--- AVAILABLE DATA ---
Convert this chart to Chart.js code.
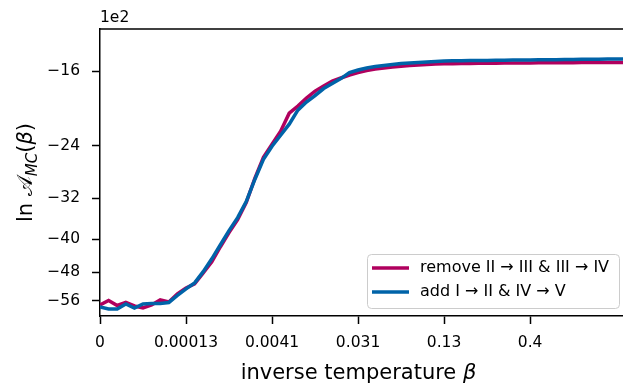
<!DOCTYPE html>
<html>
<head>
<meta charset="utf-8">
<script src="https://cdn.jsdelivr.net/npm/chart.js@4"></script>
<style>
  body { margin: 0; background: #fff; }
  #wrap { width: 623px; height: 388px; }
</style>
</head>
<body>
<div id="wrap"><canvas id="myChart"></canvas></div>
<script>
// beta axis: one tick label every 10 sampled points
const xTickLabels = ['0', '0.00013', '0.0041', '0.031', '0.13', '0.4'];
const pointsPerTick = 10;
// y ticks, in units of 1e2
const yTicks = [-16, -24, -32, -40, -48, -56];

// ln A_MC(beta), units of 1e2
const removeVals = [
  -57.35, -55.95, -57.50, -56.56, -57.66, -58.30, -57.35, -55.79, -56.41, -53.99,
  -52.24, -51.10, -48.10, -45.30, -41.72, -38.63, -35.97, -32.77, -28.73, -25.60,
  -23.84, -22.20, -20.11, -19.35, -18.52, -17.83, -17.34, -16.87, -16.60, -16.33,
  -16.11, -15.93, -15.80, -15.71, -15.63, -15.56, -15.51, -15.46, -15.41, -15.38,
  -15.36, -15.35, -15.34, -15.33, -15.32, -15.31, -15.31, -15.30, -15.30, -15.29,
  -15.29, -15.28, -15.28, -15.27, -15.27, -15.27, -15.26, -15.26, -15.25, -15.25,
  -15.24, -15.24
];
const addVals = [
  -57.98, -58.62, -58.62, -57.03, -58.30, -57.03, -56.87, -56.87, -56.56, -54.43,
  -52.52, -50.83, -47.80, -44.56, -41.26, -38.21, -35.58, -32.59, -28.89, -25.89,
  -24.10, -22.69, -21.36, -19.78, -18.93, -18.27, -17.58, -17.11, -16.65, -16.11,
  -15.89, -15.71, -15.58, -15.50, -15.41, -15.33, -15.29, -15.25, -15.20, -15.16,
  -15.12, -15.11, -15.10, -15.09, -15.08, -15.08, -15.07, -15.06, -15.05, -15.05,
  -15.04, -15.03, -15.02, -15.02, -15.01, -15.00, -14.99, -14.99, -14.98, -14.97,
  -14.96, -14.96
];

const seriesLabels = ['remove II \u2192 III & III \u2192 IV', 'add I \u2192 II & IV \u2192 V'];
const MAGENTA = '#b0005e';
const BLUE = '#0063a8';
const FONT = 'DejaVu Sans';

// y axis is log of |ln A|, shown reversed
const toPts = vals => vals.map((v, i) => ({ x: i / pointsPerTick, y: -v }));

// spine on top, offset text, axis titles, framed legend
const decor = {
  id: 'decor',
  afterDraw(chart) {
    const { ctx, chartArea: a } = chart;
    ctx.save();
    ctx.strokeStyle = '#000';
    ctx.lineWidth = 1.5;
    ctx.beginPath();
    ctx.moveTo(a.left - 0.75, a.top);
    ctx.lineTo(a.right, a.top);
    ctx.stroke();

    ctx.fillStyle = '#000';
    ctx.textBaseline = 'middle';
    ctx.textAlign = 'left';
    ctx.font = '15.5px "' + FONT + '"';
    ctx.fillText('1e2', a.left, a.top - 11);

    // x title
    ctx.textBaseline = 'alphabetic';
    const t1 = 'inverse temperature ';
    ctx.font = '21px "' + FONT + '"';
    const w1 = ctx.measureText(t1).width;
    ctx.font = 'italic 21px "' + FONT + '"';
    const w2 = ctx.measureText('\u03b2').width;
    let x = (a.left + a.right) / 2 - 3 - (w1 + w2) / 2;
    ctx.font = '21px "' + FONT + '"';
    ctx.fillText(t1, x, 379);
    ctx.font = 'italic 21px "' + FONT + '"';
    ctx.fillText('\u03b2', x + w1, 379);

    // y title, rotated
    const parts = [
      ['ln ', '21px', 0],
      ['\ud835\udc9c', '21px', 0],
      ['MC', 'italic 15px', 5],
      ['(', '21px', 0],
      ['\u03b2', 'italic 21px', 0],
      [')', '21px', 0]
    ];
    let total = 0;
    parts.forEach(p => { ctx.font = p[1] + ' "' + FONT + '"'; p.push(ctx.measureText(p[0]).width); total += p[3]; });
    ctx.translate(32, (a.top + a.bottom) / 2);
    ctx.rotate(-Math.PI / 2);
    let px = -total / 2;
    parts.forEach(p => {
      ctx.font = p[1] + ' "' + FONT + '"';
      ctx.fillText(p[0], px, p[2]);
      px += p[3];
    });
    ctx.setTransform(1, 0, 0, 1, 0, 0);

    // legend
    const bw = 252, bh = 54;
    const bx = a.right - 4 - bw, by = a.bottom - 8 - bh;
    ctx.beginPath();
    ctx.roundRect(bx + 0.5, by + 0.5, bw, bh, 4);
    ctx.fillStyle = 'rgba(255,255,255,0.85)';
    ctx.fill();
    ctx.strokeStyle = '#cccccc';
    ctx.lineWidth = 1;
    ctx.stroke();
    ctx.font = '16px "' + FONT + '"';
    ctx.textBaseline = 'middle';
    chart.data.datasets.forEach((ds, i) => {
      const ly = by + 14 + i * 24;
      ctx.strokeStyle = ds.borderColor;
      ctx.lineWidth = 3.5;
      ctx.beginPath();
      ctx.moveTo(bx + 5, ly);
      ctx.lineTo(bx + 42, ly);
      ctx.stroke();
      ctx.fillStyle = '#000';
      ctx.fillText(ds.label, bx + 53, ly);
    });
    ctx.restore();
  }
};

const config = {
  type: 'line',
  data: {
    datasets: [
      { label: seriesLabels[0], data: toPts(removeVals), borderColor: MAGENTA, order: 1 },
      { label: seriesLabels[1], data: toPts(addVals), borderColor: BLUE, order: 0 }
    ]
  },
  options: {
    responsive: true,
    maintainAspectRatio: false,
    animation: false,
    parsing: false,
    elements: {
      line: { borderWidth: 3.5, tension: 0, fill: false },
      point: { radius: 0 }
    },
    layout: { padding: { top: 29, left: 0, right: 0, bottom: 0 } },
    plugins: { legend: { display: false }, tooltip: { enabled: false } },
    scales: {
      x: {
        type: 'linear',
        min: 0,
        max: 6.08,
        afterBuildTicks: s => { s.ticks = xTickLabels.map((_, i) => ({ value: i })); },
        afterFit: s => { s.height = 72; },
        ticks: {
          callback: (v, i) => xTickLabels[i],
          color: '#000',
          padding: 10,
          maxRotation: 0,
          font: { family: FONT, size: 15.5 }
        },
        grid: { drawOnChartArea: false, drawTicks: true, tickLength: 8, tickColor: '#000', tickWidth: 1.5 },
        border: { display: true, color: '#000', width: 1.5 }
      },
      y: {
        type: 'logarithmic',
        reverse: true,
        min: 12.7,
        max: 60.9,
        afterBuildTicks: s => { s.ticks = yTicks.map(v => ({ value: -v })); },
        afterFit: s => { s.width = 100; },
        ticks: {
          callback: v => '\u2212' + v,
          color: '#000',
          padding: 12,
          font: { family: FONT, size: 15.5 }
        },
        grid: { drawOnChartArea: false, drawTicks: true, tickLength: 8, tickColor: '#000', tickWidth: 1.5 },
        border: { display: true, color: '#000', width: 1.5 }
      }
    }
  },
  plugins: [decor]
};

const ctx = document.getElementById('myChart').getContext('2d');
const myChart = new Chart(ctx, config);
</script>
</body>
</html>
---
**EXERCISE INSTRUCTIONS:**
What is needed is an exact reproduction of the data, pictures excluded.

**ANSWER TO THIS EXERCISE:**
Convert this chart to Chart.js code.
<!DOCTYPE html>
<html>
<head>
<meta charset="utf-8">
<script src="https://cdn.jsdelivr.net/npm/chart.js@4"></script>
<style>
  body { margin: 0; background: #fff; }
  #wrap { width: 623px; height: 388px; }
</style>
</head>
<body>
<div id="wrap"><canvas id="myChart"></canvas></div>
<script>
// beta axis: one tick label every 10 sampled points
const xTickLabels = ['0', '0.00013', '0.0041', '0.031', '0.13', '0.4'];
const pointsPerTick = 10;
// y ticks, in units of 1e2
const yTicks = [-16, -24, -32, -40, -48, -56];

// ln A_MC(beta), units of 1e2
const removeVals = [
  -57.35, -55.95, -57.50, -56.56, -57.66, -58.30, -57.35, -55.79, -56.41, -53.99,
  -52.24, -51.10, -48.10, -45.30, -41.72, -38.63, -35.97, -32.77, -28.73, -25.60,
  -23.84, -22.20, -20.11, -19.35, -18.52, -17.83, -17.34, -16.87, -16.60, -16.33,
  -16.11, -15.93, -15.80, -15.71, -15.63, -15.56, -15.51, -15.46, -15.41, -15.38,
  -15.36, -15.35, -15.34, -15.33, -15.32, -15.31, -15.31, -15.30, -15.30, -15.29,
  -15.29, -15.28, -15.28, -15.27, -15.27, -15.27, -15.26, -15.26, -15.25, -15.25,
  -15.24, -15.24
];
const addVals = [
  -57.98, -58.62, -58.62, -57.03, -58.30, -57.03, -56.87, -56.87, -56.56, -54.43,
  -52.52, -50.83, -47.80, -44.56, -41.26, -38.21, -35.58, -32.59, -28.89, -25.89,
  -24.10, -22.69, -21.36, -19.78, -18.93, -18.27, -17.58, -17.11, -16.65, -16.11,
  -15.89, -15.71, -15.58, -15.50, -15.41, -15.33, -15.29, -15.25, -15.20, -15.16,
  -15.12, -15.11, -15.10, -15.09, -15.08, -15.08, -15.07, -15.06, -15.05, -15.05,
  -15.04, -15.03, -15.02, -15.02, -15.01, -15.00, -14.99, -14.99, -14.98, -14.97,
  -14.96, -14.96
];

const seriesLabels = ['remove II \u2192 III & III \u2192 IV', 'add I \u2192 II & IV \u2192 V'];
const MAGENTA = '#b0005e';
const BLUE = '#0063a8';
const FONT = 'DejaVu Sans';

// y axis is log of |ln A|, shown reversed
const toPts = vals => vals.map((v, i) => ({ x: i / pointsPerTick, y: -v }));

// spine on top, offset text, axis titles, framed legend
const decor = {
  id: 'decor',
  afterDraw(chart) {
    const { ctx, chartArea: a } = chart;
    ctx.save();
    ctx.strokeStyle = '#000';
    ctx.lineWidth = 1.5;
    ctx.beginPath();
    ctx.moveTo(a.left - 0.75, a.top);
    ctx.lineTo(a.right, a.top);
    ctx.stroke();

    ctx.fillStyle = '#000';
    ctx.textBaseline = 'middle';
    ctx.textAlign = 'left';
    ctx.font = '15.5px "' + FONT + '"';
    ctx.fillText('1e2', a.left, a.top - 11);

    // x title
    ctx.textBaseline = 'alphabetic';
    const t1 = 'inverse temperature ';
    ctx.font = '21px "' + FONT + '"';
    const w1 = ctx.measureText(t1).width;
    ctx.font = 'italic 21px "' + FONT + '"';
    const w2 = ctx.measureText('\u03b2').width;
    let x = (a.left + a.right) / 2 - 3 - (w1 + w2) / 2;
    ctx.font = '21px "' + FONT + '"';
    ctx.fillText(t1, x, 379);
    ctx.font = 'italic 21px "' + FONT + '"';
    ctx.fillText('\u03b2', x + w1, 379);

    // y title, rotated
    const parts = [
      ['ln ', '21px', 0],
      ['\ud835\udc9c', '21px', 0],
      ['MC', 'italic 15px', 5],
      ['(', '21px', 0],
      ['\u03b2', 'italic 21px', 0],
      [')', '21px', 0]
    ];
    let total = 0;
    parts.forEach(p => { ctx.font = p[1] + ' "' + FONT + '"'; p.push(ctx.measureText(p[0]).width); total += p[3]; });
    ctx.translate(32, (a.top + a.bottom) / 2);
    ctx.rotate(-Math.PI / 2);
    let px = -total / 2;
    parts.forEach(p => {
      ctx.font = p[1] + ' "' + FONT + '"';
      ctx.fillText(p[0], px, p[2]);
      px += p[3];
    });
    ctx.setTransform(1, 0, 0, 1, 0, 0);

    // legend
    const bw = 252, bh = 54;
    const bx = a.right - 4 - bw, by = a.bottom - 8 - bh;
    ctx.beginPath();
    ctx.roundRect(bx + 0.5, by + 0.5, bw, bh, 4);
    ctx.fillStyle = 'rgba(255,255,255,0.85)';
    ctx.fill();
    ctx.strokeStyle = '#cccccc';
    ctx.lineWidth = 1;
    ctx.stroke();
    ctx.font = '16px "' + FONT + '"';
    ctx.textBaseline = 'middle';
    chart.data.datasets.forEach((ds, i) => {
      const ly = by + 14 + i * 24;
      ctx.strokeStyle = ds.borderColor;
      ctx.lineWidth = 3.5;
      ctx.beginPath();
      ctx.moveTo(bx + 5, ly);
      ctx.lineTo(bx + 42, ly);
      ctx.stroke();
      ctx.fillStyle = '#000';
      ctx.fillText(ds.label, bx + 53, ly);
    });
    ctx.restore();
  }
};

const config = {
  type: 'line',
  data: {
    datasets: [
      { label: seriesLabels[0], data: toPts(removeVals), borderColor: MAGENTA, order: 1 },
      { label: seriesLabels[1], data: toPts(addVals), borderColor: BLUE, order: 0 }
    ]
  },
  options: {
    responsive: true,
    maintainAspectRatio: false,
    animation: false,
    parsing: false,
    elements: {
      line: { borderWidth: 3.5, tension: 0, fill: false },
      point: { radius: 0 }
    },
    layout: { padding: { top: 29, left: 0, right: 0, bottom: 0 } },
    plugins: { legend: { display: false }, tooltip: { enabled: false } },
    scales: {
      x: {
        type: 'linear',
        min: 0,
        max: 6.08,
        afterBuildTicks: s => { s.ticks = xTickLabels.map((_, i) => ({ value: i })); },
        afterFit: s => { s.height = 72; },
        ticks: {
          callback: (v, i) => xTickLabels[i],
          color: '#000',
          padding: 10,
          maxRotation: 0,
          font: { family: FONT, size: 15.5 }
        },
        grid: { drawOnChartArea: false, drawTicks: true, tickLength: 8, tickColor: '#000', tickWidth: 1.5 },
        border: { display: true, color: '#000', width: 1.5 }
      },
      y: {
        type: 'logarithmic',
        reverse: true,
        min: 12.7,
        max: 60.9,
        afterBuildTicks: s => { s.ticks = yTicks.map(v => ({ value: -v })); },
        afterFit: s => { s.width = 100; },
        ticks: {
          callback: v => '\u2212' + v,
          color: '#000',
          padding: 12,
          font: { family: FONT, size: 15.5 }
        },
        grid: { drawOnChartArea: false, drawTicks: true, tickLength: 8, tickColor: '#000', tickWidth: 1.5 },
        border: { display: true, color: '#000', width: 1.5 }
      }
    }
  },
  plugins: [decor]
};

const ctx = document.getElementById('myChart').getContext('2d');
const myChart = new Chart(ctx, config);
</script>
</body>
</html>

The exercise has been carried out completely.